Huang Yanyan sat on her bed at midnight, trying to summarize her last Cycle.
But the more she thought about it, the clearer it became:
Aside from carrying letters and collecting information, her “life” now consisted of eating, drinking, and being shown endless clothes and jewelry by her maids.
At first she’d tried to be practical. If they bought it, she should wear it, right?
She learned a painful truth.
Trying on new outfits was exhausting.
And with the sheer volume Baron Warner kept buying, she could change three times a day and still never catch up.
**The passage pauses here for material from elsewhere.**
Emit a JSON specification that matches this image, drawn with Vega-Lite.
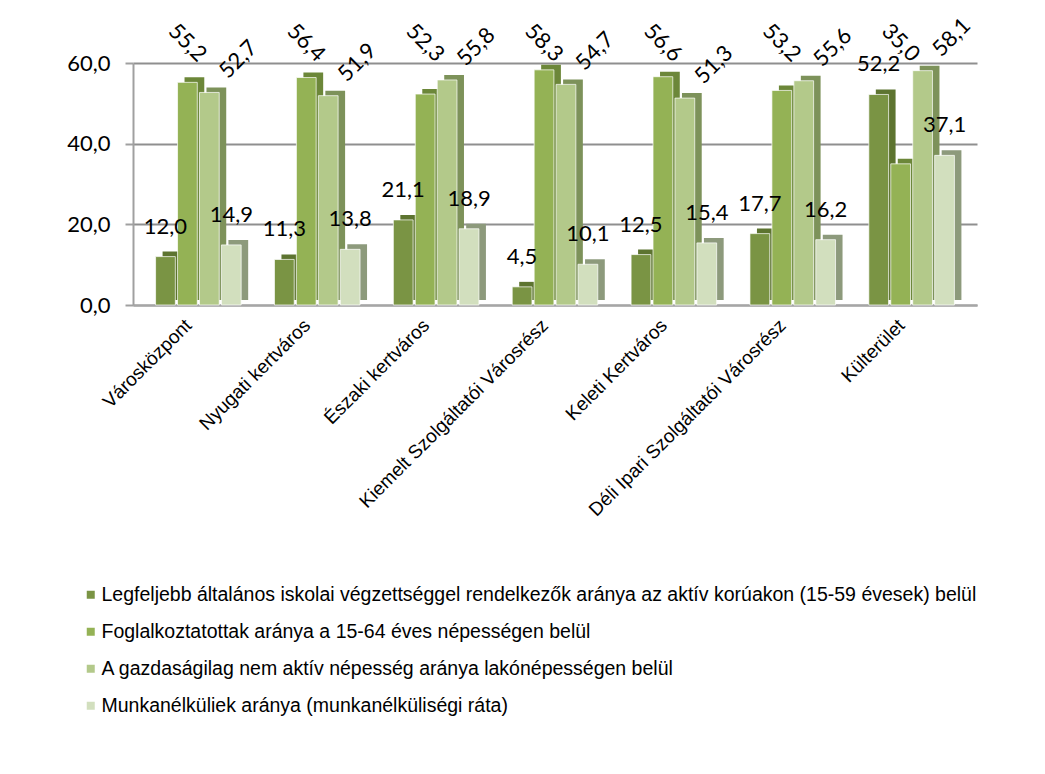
{
  "$schema": "https://vega.github.io/schema/vega-lite/v6.json",
  "autosize": "none",
  "width": 844,
  "height": 242,
  "padding": {"left": 133, "top": 63, "right": 68, "bottom": 469},
  "background": "white",
  "config": {
    "locale": {"number": {"decimal": ",", "thousands": " ", "grouping": [3], "currency": ["", " Ft"]}},
    "view": {"stroke": null},
    "font": "Lato"
  },
  "data": {
    "values": [
      {"district": "Városközpont", "series": "Legfeljebb általános iskolai végzettséggel rendelkezők aránya az aktív korúakon (15-59 évesek) belül", "value": 12.0},
      {"district": "Nyugati kertváros", "series": "Legfeljebb általános iskolai végzettséggel rendelkezők aránya az aktív korúakon (15-59 évesek) belül", "value": 11.3},
      {"district": "Északi kertváros", "series": "Legfeljebb általános iskolai végzettséggel rendelkezők aránya az aktív korúakon (15-59 évesek) belül", "value": 21.1},
      {"district": "Kiemelt Szolgáltatói Városrész", "series": "Legfeljebb általános iskolai végzettséggel rendelkezők aránya az aktív korúakon (15-59 évesek) belül", "value": 4.5},
      {"district": "Keleti Kertváros", "series": "Legfeljebb általános iskolai végzettséggel rendelkezők aránya az aktív korúakon (15-59 évesek) belül", "value": 12.5},
      {"district": "Déli Ipari Szolgáltatói Városrész", "series": "Legfeljebb általános iskolai végzettséggel rendelkezők aránya az aktív korúakon (15-59 évesek) belül", "value": 17.7},
      {"district": "Külterület", "series": "Legfeljebb általános iskolai végzettséggel rendelkezők aránya az aktív korúakon (15-59 évesek) belül", "value": 52.2},
      {"district": "Városközpont", "series": "Foglalkoztatottak aránya a 15-64 éves népességen belül", "value": 55.2},
      {"district": "Nyugati kertváros", "series": "Foglalkoztatottak aránya a 15-64 éves népességen belül", "value": 56.4},
      {"district": "Északi kertváros", "series": "Foglalkoztatottak aránya a 15-64 éves népességen belül", "value": 52.3},
      {"district": "Kiemelt Szolgáltatói Városrész", "series": "Foglalkoztatottak aránya a 15-64 éves népességen belül", "value": 58.3},
      {"district": "Keleti Kertváros", "series": "Foglalkoztatottak aránya a 15-64 éves népességen belül", "value": 56.6},
      {"district": "Déli Ipari Szolgáltatói Városrész", "series": "Foglalkoztatottak aránya a 15-64 éves népességen belül", "value": 53.2},
      {"district": "Külterület", "series": "Foglalkoztatottak aránya a 15-64 éves népességen belül", "value": 35.0},
      {"district": "Városközpont", "series": "A gazdaságilag nem aktív népesség aránya lakónépességen belül", "value": 52.7},
      {"district": "Nyugati kertváros", "series": "A gazdaságilag nem aktív népesség aránya lakónépességen belül", "value": 51.9},
      {"district": "Északi kertváros", "series": "A gazdaságilag nem aktív népesség aránya lakónépességen belül", "value": 55.8},
      {"district": "Kiemelt Szolgáltatói Városrész", "series": "A gazdaságilag nem aktív népesség aránya lakónépességen belül", "value": 54.7},
      {"district": "Keleti Kertváros", "series": "A gazdaságilag nem aktív népesség aránya lakónépességen belül", "value": 51.3},
      {"district": "Déli Ipari Szolgáltatói Városrész", "series": "A gazdaságilag nem aktív népesség aránya lakónépességen belül", "value": 55.6},
      {"district": "Külterület", "series": "A gazdaságilag nem aktív népesség aránya lakónépességen belül", "value": 58.1},
      {"district": "Városközpont", "series": "Munkanélküliek aránya (munkanélküliségi ráta)", "value": 14.9},
      {"district": "Nyugati kertváros", "series": "Munkanélküliek aránya (munkanélküliségi ráta)", "value": 13.8},
      {"district": "Északi kertváros", "series": "Munkanélküliek aránya (munkanélküliségi ráta)", "value": 18.9},
      {"district": "Kiemelt Szolgáltatói Városrész", "series": "Munkanélküliek aránya (munkanélküliségi ráta)", "value": 10.1},
      {"district": "Keleti Kertváros", "series": "Munkanélküliek aránya (munkanélküliségi ráta)", "value": 15.4},
      {"district": "Déli Ipari Szolgáltatói Városrész", "series": "Munkanélküliek aránya (munkanélküliségi ráta)", "value": 16.2},
      {"district": "Külterület", "series": "Munkanélküliek aránya (munkanélküliségi ráta)", "value": 37.1}
    ]
  },
  "encoding": {
    "xOffset": {
      "field": "series",
      "type": "nominal",
      "sort": null,
      "scale": {
        "domain": [
          "Legfeljebb általános iskolai végzettséggel rendelkezők aránya az aktív korúakon (15-59 évesek) belül",
          "Foglalkoztatottak aránya a 15-64 éves népességen belül",
          "A gazdaságilag nem aktív népesség aránya lakónépességen belül",
          "Munkanélküliek aránya (munkanélküliségi ráta)"
        ],
        "paddingInner": 0.1,
        "paddingOuter": 0
      }
    },
    "y": {
      "field": "value",
      "type": "quantitative",
      "title": null,
      "scale": {"domain": [0, 60], "nice": false},
      "axis": {
        "values": [0, 20, 40, 60],
        "format": ".1f",
        "labelFont": "Lato",
        "labelFontSize": 22,
        "labelColor": "#000000",
        "labelPadding": 15,
        "tickSize": 8,
        "tickColor": "#a0a0a0",
        "tickWidth": 2,
        "domainColor": "#a0a0a0",
        "domainWidth": 2,
        "grid": true,
        "gridColor": "#8f8f8f",
        "gridWidth": 2
      }
    }
  },
  "resolve": {"scale": {"x": "independent", "color": "independent"}, "axis": {"x": "independent"}},
  "layer": [
    {
      "mark": {"type": "bar", "yOffset": -5},
      "encoding": {
        "x": {
          "field": "district",
          "type": "nominal",
          "sort": null,
          "title": null,
          "scale": {"paddingInner": 0.28, "paddingOuter": 0.19, "align": 0.655},
          "axis": null
        },
        "color": {
          "field": "series",
          "type": "nominal",
          "sort": null,
          "legend": null,
          "scale": {
            "domain": [
              "Legfeljebb általános iskolai végzettséggel rendelkezők aránya az aktív korúakon (15-59 évesek) belül",
              "Foglalkoztatottak aránya a 15-64 éves népességen belül",
              "A gazdaságilag nem aktív népesség aránya lakónépességen belül",
              "Munkanélküliek aránya (munkanélküliségi ráta)"
            ],
            "range": ["#5d7430", "#6c8739", "#7d925a", "#8d9a7c"]
          }
        }
      }
    },
    {
      "mark": {"type": "bar", "stroke": "#ffffff", "strokeWidth": 1, "strokeOpacity": 0.7},
      "encoding": {
        "x": {
          "field": "district",
          "type": "nominal",
          "sort": null,
          "title": null,
          "scale": {"paddingInner": 0.28, "paddingOuter": 0.19},
          "axis": {
            "labelAngle": -45,
            "labelFont": "Liberation Sans",
            "labelFontSize": 19,
            "labelColor": "#000000",
            "labelBaseline": "middle",
            "labelPadding": 17,
            "labelOffset": -10,
            "labelLimit": 0,
            "ticks": false,
            "domainColor": "#a6a6a6",
            "domainWidth": 2,
            "grid": false
          }
        },
        "color": {
          "field": "series",
          "type": "nominal",
          "sort": null,
          "scale": {
            "domain": [
              "Legfeljebb általános iskolai végzettséggel rendelkezők aránya az aktív korúakon (15-59 évesek) belül",
              "Foglalkoztatottak aránya a 15-64 éves népességen belül",
              "A gazdaságilag nem aktív népesség aránya lakónépességen belül",
              "Munkanélküliek aránya (munkanélküliségi ráta)"
            ],
            "range": ["#7a9444", "#94b255", "#b3c98a", "#d2dfbe"]
          },
          "legend": {
            "title": null,
            "orient": "none",
            "legendX": -52,
            "legendY": 522,
            "direction": "vertical",
            "symbolType": "square",
            "symbolSize": 64,
            "symbolStrokeWidth": 0,
            "labelFont": "Liberation Sans",
            "labelFontSize": 19.5,
            "labelColor": "#000000",
            "labelLimit": 0,
            "labelOffset": 1,
            "rowPadding": 16
          }
        }
      }
    },
    {
      "transform": [{"filter": {"field": "series", "oneOf": ["Legfeljebb általános iskolai végzettséggel rendelkezők aránya az aktív korúakon (15-59 évesek) belül", "Munkanélküliek aránya (munkanélküliségi ráta)"]}}],
      "mark": {"type": "text", "align": "center", "baseline": "middle", "dy": -30, "fontSize": 22, "font": "Lato", "color": "#000000"},
      "encoding": {
        "x": {"field": "district", "type": "nominal", "sort": null, "title": null, "scale": {"paddingInner": 0.28, "paddingOuter": 0.19}, "axis": null},
        "text": {"field": "value", "type": "quantitative", "format": ".1f"}
      }
    },
    {
      "transform": [{"filter": {"field": "series", "equal": "Foglalkoztatottak aránya a 15-64 éves népességen belül"}}],
      "mark": {"type": "text", "align": "center", "baseline": "middle", "angle": 45, "fontSize": 22, "font": "Lato", "color": "#000000"},
      "encoding": {
        "x": {"field": "district", "type": "nominal", "sort": null, "title": null, "scale": {"paddingInner": 0.28, "paddingOuter": 0.19}, "axis": null},
        "y": {"datum": 65, "type": "quantitative"},
        "text": {"field": "value", "type": "quantitative", "format": ".1f"}
      }
    },
    {
      "transform": [{"filter": {"field": "series", "equal": "A gazdaságilag nem aktív népesség aránya lakónépességen belül"}}],
      "mark": {"type": "text", "align": "center", "baseline": "middle", "angle": -45, "dx": 44, "dy": -3, "fontSize": 22, "font": "Lato", "color": "#000000"},
      "encoding": {
        "x": {"field": "district", "type": "nominal", "sort": null, "title": null, "scale": {"paddingInner": 0.28, "paddingOuter": 0.19}, "axis": null},
        "text": {"field": "value", "type": "quantitative", "format": ".1f"}
      }
    }
  ]
}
She flopped back on the bed and groaned.
“When did my life turn into this?”
Her phone rang.
She answered—and Qi Heng’s voice came through, urgent.
“Player 0776 is dead. Someone killed him in the Endless Sea.”
“What?” Huang Yanyan stared at the ceiling.
“Player 0776,” Qi Heng clarified. “One of the official players from his batch. He’s on the death list.”
He spoke fast, like he’d been running.
“Did you see a kill announcement last night? Was it someone from your cohort?”
Huang Yanyan searched her memory.
“I didn’t see Player 0067’s… I didn’t see any kill announcement from my cohort.”
She almost said Only 67 could do it, but she swallowed the thought. Work required precision.
“Okay.” Qi Heng exhaled, disappointed. “I’ll check with the other teammates.”
He hung up.
Huang Yanyan sat up and looked out at the dark window, a knot of unease tightening in her chest.